Ma al fondo la verità è una sola: Sartori non ha nessuna idea di cosa sia l’uomo e di cosa sia la sua dignità. Altrimenti, per sostenere la giustezza della sperimentazione occisiva sugli embrioni umani, non avrebbe scritto che sono “vita” sì, ma non “vita umana”. Altrimenti, per giustificare l’aborto, non avrebbe scritto che “se io bevo un uovo di gallina, non uccido una gallina”.
Non l’ avrebbe scritta, quest’ultima porcata, se solo si fosse fermato a pensare che il paragone neppure regge: l’uovo è forse comparabile all’utero, cioè al contenitore del bambino, non certo alla gallina, e quindi al pulcino! A Sartori qualcuno dica che continui a bere le uova quando vuole, ma si fermi quando ci trova il pulcino dentro, quantomeno per la sensazione spiacevole che ne deriverebbe. E che si guardi un libro di biologia per vedere cosa è un embrione o un feto… (nella foto embrione di 9 settimane)
Concludo ricordando che le tristi considerazioni di Sartori ricordano quelle di un suo sadico predecessore, il marchese libertino De Sade, che nell'opera "La philosophie dans le boudoir" parla di un tale Dolmancé che, dopo aver deriso "gli imbecilli che credevano in Dio" e che ritengono sacra la vita del feto, afferma: "ma da quando i lumi della filosofia hanno dissipato le tenebre dell'impostura, da quando la chimera divina è stata calpestata e schiacciata…estendendo la misura dei nostri diritti, abbiamo finalmente riconosciuto che non si può imporre a nessuno di diventare padre o madre se non ha voglia; noi siamo…padroni di quel pezzo di carne, pur animato che sia, non diversamente da come lo siamo delle unghie che tagliamo dalle nostre dita"!
Se Sade avesse conosciuto Sartori avrebbe aggiunto: “Se taglio un’unghia, non uccido un dito!”.
Per la cronaca, e la gioia di Sartori: "In Svezia è in auge una procedura per cui una donna incinta viene addormentata.
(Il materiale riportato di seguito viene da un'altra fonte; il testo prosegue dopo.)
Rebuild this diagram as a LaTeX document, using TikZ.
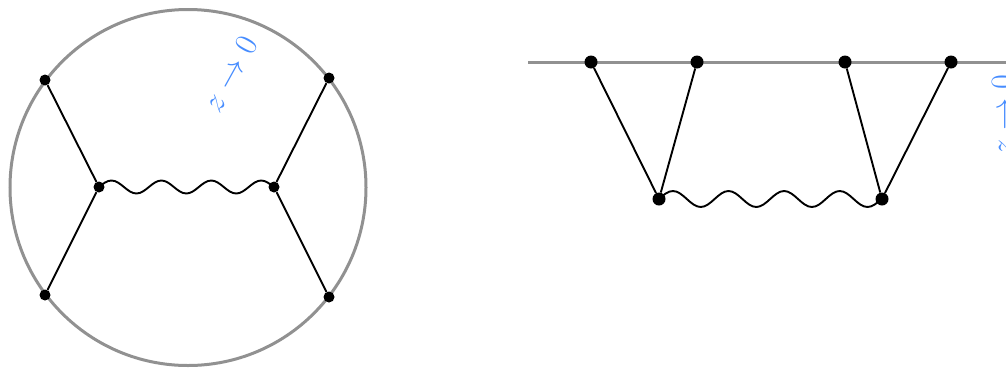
\documentclass[tikz,border=0pt]{standalone}
\usetikzlibrary{decorations}
\definecolor{rimgray}{RGB}{145,145,145}
\definecolor{lblblue}{RGB}{70,140,255}
\pgfdeclaredecoration{sinewave}{rise}{
  \state{rise}[switch if less than=+.25\pgfdecorationsegmentlength to final,
    width=+.25\pgfdecorationsegmentlength, next state=fall]{
    \pgfpathcurveto{\pgfqpoint{.0815\pgfdecorationsegmentlength}{.5123\pgfdecorationsegmentamplitude}}
      {\pgfqpoint{.1595\pgfdecorationsegmentlength}{\pgfdecorationsegmentamplitude}}
      {\pgfqpoint{.25\pgfdecorationsegmentlength}{\pgfdecorationsegmentamplitude}}}
  \state{fall}[switch if less than=+.25\pgfdecorationsegmentlength to final,
    width=+.25\pgfdecorationsegmentlength, next state=sink]{
    \pgfpathcurveto{\pgfqpoint{.0905\pgfdecorationsegmentlength}{\pgfdecorationsegmentamplitude}}
      {\pgfqpoint{.1685\pgfdecorationsegmentlength}{.5123\pgfdecorationsegmentamplitude}}
      {\pgfqpoint{.25\pgfdecorationsegmentlength}{0pt}}}
  \state{sink}[switch if less than=+.25\pgfdecorationsegmentlength to final,
    width=+.25\pgfdecorationsegmentlength, next state=back]{
    \pgfpathcurveto{\pgfqpoint{.0815\pgfdecorationsegmentlength}{-.5123\pgfdecorationsegmentamplitude}}
      {\pgfqpoint{.1595\pgfdecorationsegmentlength}{-\pgfdecorationsegmentamplitude}}
      {\pgfqpoint{.25\pgfdecorationsegmentlength}{-\pgfdecorationsegmentamplitude}}}
  \state{back}[switch if less than=+.25\pgfdecorationsegmentlength to final,
    width=+.25\pgfdecorationsegmentlength, next state=rise]{
    \pgfpathcurveto{\pgfqpoint{.0905\pgfdecorationsegmentlength}{-\pgfdecorationsegmentamplitude}}
      {\pgfqpoint{.1685\pgfdecorationsegmentlength}{-.5123\pgfdecorationsegmentamplitude}}
      {\pgfqpoint{.25\pgfdecorationsegmentlength}{0pt}}}
  \state{final}{\pgfpathlineto{\pgfpointdecoratedpathlast}}
}
\begin{document}
\begin{tikzpicture}[x=1bp,y=-1bp,
  rim/.style={draw=rimgray,line width=3bp},
  prop/.style={draw=black,line width=1.9bp},
  wavy/.style={draw=black,line width=1.9bp,decorate,
    decoration={sinewave,amplitude=#1}},
  dotL/.style={circle,fill=black,inner sep=0pt,minimum size=11bp},
  dotR/.style={circle,fill=black,inner sep=0pt,minimum size=13bp},
  lbl/.style={text=lblblue,font=\Huge,scale=1.3,inner sep=0pt}]
\useasboundingbox (0,0) rectangle (1006,369);
% ---- left: disc ----
\coordinate (c) at (188,187.5);
\draw[rim] (c) circle[radius=178];
\node[dotL] (a1) at (45,80) {};
\node[dotL] (a2) at (329,78) {};
\node[dotL] (a3) at (45,295) {};
\node[dotL] (a4) at (329,297) {};
\node[dotL] (v1) at (99,187) {};
\node[dotL] (v2) at (274,187) {};
\draw[prop] (a1) -- (v1) -- (a3);
\draw[prop] (a2) -- (v2) -- (a4);
\draw[wavy=6.5bp,decoration={segment length=49.9bp}] (v1.center) -- (v2.center);
\node[lbl,rotate=61] (l1) at (230,74) {$z\to0$};
% ---- right: half-plane ----
\coordinate (h0) at (528,62);
\coordinate (h1) at (1010,62);
\draw[rim] (h0) -- (h1);
\node[dotR] (b1) at (591,62) {};
\node[dotR] (b2) at (697,62) {};
\node[dotR] (b3) at (845,62) {};
\node[dotR] (b4) at (951,62) {};
\node[dotR] (w1) at (659,199) {};
\node[dotR] (w2) at (882,199) {};
\draw[prop] (b1) -- (w1) -- (b2);
\draw[prop] (b3) -- (w2) -- (b4);
\draw[wavy=8bp,decoration={segment length=55.6bp}] (w1.center) -- (w2.center);
\node[lbl,rotate=90] (l2) at (1002.5,115) {$z\to0$};
\end{tikzpicture}
\end{document}
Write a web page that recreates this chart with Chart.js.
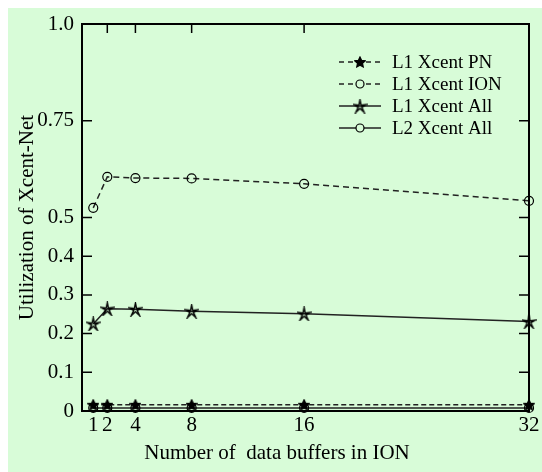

Il feto, localizzato, viene condotto fino all'utero per consentire al dottore di perforare il cranio del piccolo vivo, aspirando dal cervello i tessuti che serviranno alle vittime del morbo di Parkinson e di Alzheimer. La stessa procedura è usata con bambini vivi, sul loro pancreas e la loro pelle, una pelle che servirà per i cosiddetti grandi ustionati. Questi bambini vengono spellati vivi. L'industria della ricerca sui tessuti dei bambini piccoli è un'industria mondiale, che genera dei fatturati di circa otto miliardi di dollari" (Bernard Nathanson, ex medico abortista, Il Foglio, 23/4/2005).